For all intents and purposes this book is a one star. However, I am generously adding a half star and rounding up for reasons that I will explain further on. In general, this was me reading Tampa:

First, let it be clear that this isn't a one star because I was horrified at the subject matter. After all, I have read Father Figure, and that had 10 times the creepy factor. I like to take on challenging reads to explore what happens when something goes wrong in a human. It can be interesting to observe the twisted, rationalizing and often inventive thought processes of those with personality disorders. Tampa had a terrific concept, the portrayal of a sexual predator where the victims are adolescent boys. In fact, such boys are jokingly called lucky instead of victims. However, it does happen and these so call lucky bastards can suffer as a result*.

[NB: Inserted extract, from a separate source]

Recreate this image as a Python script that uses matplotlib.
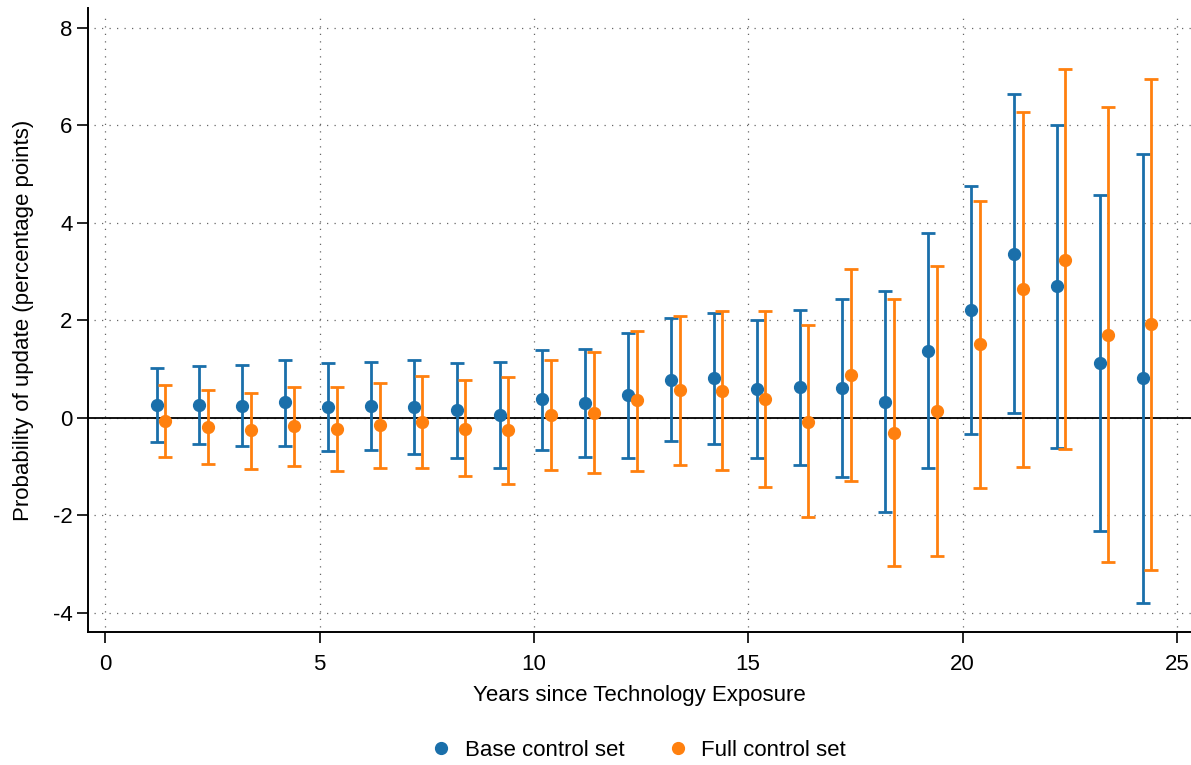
import matplotlib
matplotlib.use("Agg")
import matplotlib.pyplot as plt
from matplotlib.lines import Line2D
import numpy as np

plt.rcParams['font.family'] = ['Liberation Sans', 'DejaVu Sans']
plt.rcParams['axes.unicode_minus'] = False

years = list(range(1, 25))
base_est = [0.27, 0.27, 0.25, 0.32, 0.23, 0.25, 0.23, 0.16, 0.07, 0.38, 0.31, 0.47,
            0.78, 0.81, 0.60, 0.63, 0.61, 0.32, 1.38, 2.22, 3.37, 2.70, 1.12, 0.82]
base_lo = [-0.49, -0.53, -0.58, -0.57, -0.68, -0.65, -0.74, -0.82, -1.03, -0.66, -0.81, -0.82,
           -0.48, -0.53, -0.82, -0.97, -1.22, -1.93, -1.03, -0.32, 0.10, -0.61, -2.33, -3.79]
base_hi = [1.02, 1.06, 1.08, 1.19, 1.13, 1.14, 1.19, 1.13, 1.15, 1.40, 1.41, 1.75,
           2.04, 2.15, 2.01, 2.22, 2.45, 2.60, 3.80, 4.76, 6.64, 6.00, 4.57, 5.42]
full_est = [-0.06, -0.18, -0.25, -0.17, -0.22, -0.15, -0.09, -0.22, -0.25, 0.05, 0.10, 0.36,
            0.58, 0.56, 0.39, -0.08, 0.88, -0.30, 0.15, 1.52, 2.64, 3.25, 1.71, 1.93]
full_lo = [-0.81, -0.95, -1.04, -0.99, -1.08, -1.02, -1.02, -1.20, -1.35, -1.07, -1.14, -1.08,
           -0.96, -1.07, -1.41, -2.04, -1.30, -3.04, -2.83, -1.43, -1.00, -0.63, -2.95, -3.11]
full_hi = [0.68, 0.58, 0.51, 0.64, 0.63, 0.72, 0.85, 0.77, 0.83, 1.18, 1.35, 1.79,
           2.10, 2.19, 2.19, 1.91, 3.06, 2.44, 3.12, 4.46, 6.27, 7.15, 6.37, 6.95]

x_ticks = [0, 5, 10, 15, 20, 25]
y_ticks = [-4, -2, 0, 2, 4, 6, 8]

blue = '#1a6faa'
orange = '#ff800e'

fig = plt.figure(figsize=(11.91, 7.65), dpi=100)
ax = fig.add_axes([0.0739, 0.174, 0.9261, 0.8155])

xmin, xmax = -0.4, 25.33
ymin, ymax = -4.39, 8.41

# dotted grid (inset from the frame, Stata style)
grid_kw = dict(color='#666666', linewidth=0.9, linestyle=(0, (1, 5)), zorder=1)
for yt in y_ticks:
    ax.plot([-0.26, xmax], [yt, yt], **grid_kw)
for xt in x_ticks:
    ax.plot([xt, xt], [-4.29, 8.33], **grid_kw)

yrs = np.array(years, dtype=float)
for off, est, lo, hi, col, lab in [(0.2, base_est, base_lo, base_hi, blue, 'Base control set'),
                                   (0.4, full_est, full_lo, full_hi, orange, 'Full control set')]:
    est = np.array(est); lo = np.array(lo); hi = np.array(hi)
    ax.errorbar(yrs + off, est, yerr=[est - lo, hi - est], fmt='o', color=col,
                ecolor=col, elinewidth=2.0, capsize=5, capthick=2.0,
                markersize=8.5, label=lab, zorder=3)

ax.axhline(0, color='black', linewidth=1.3, zorder=2)

ax.set_xlim(xmin, xmax)
ax.set_ylim(ymin, ymax)
ax.set_xticks(x_ticks)
ax.set_yticks(y_ticks)
for s in ['top', 'right']:
    ax.spines[s].set_visible(False)
for s in ['left', 'bottom']:
    ax.spines[s].set_linewidth(1.4)
ax.tick_params(axis='both', direction='out', length=8, width=1.2, labelsize=16)
ax.tick_params(axis='x', pad=8)
ax.tick_params(axis='y', pad=3)
ax.set_xlabel('Years since Technology Exposure', fontsize=16, labelpad=7)
ax.set_ylabel('Probability of update (percentage points)', fontsize=16, labelpad=14)

h = [Line2D([], [], marker='o', linestyle='none', color=blue, markersize=8.5),
     Line2D([], [], marker='o', linestyle='none', color=orange, markersize=8.5)]
fig.legend(h, ['Base control set', 'Full control set'], loc='center',
           bbox_to_anchor=(0.5357, 0.0196), ncol=2, frameon=False, fontsize=16,
           handletextpad=0.55, columnspacing=1.9, handlelength=1.0)

fig.savefig('out.png', dpi=100)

Instead of a nuanced exploration of a woman attracted to adolescent boys, we got a very one dimensional character who was all about catching her prey. When we first meet Celeste Price, she has arranged her life so that 1) she lives comfortably and 2) she has lots of 15 year boys around her. As the school year begins, she sets in place her plan to cherry pick a boy to be the object of her desire. No second thoughts, no conflicted feelings, no self-doubt, no attempts to change. I felt like the author wanted so bad to shock her readers, she relentlessly threw at you this sort of barrage: "I WANT SEX WITH BOYS... I HAVE SEX WITH BOYS... EVERYONE AROUND ME IS STUPID... AND UGLY... I AM SO BEAUTIFUL... MY HUSBAND IS STUPID AND RICH..." (the caps are intentional, if just felt that way). I kept waiting for the other shoe to drop, for something interesting to happen, and it really didn't and I was left feeling like this

Much is made of Celeste's beauty. Certainly she uses it to her advantage in seducing her teen boys, that's understandable. However, my head exploded when her attorney literally said"your honor, my client is too beautiful to be in the general population of jail." Granted, I am neither a judge nor a lawyer, I haven't even managed to get past voir dire to sit on a jury. But I am pretty sure an attorney wouldn't say that their client is "too beautiful" to a judge, or if they did, it would be in code. After a little poking around, I learned that Tampa’s protagonist was modeled after a real life boy chasing beauty,Debra Lafave. And her lawyer didn’t exactly say she was too beautiful for jail, but he did say "To place Debbie into a Florida state women's penitentiary, to place an attractive young woman in that kind of hellhole, is like putting a piece of raw meat in with the lions."** So the extra half star is awarded to this book for the author trying to keep it real. And guess what, she got house arrest and probation. Too pretty my arse.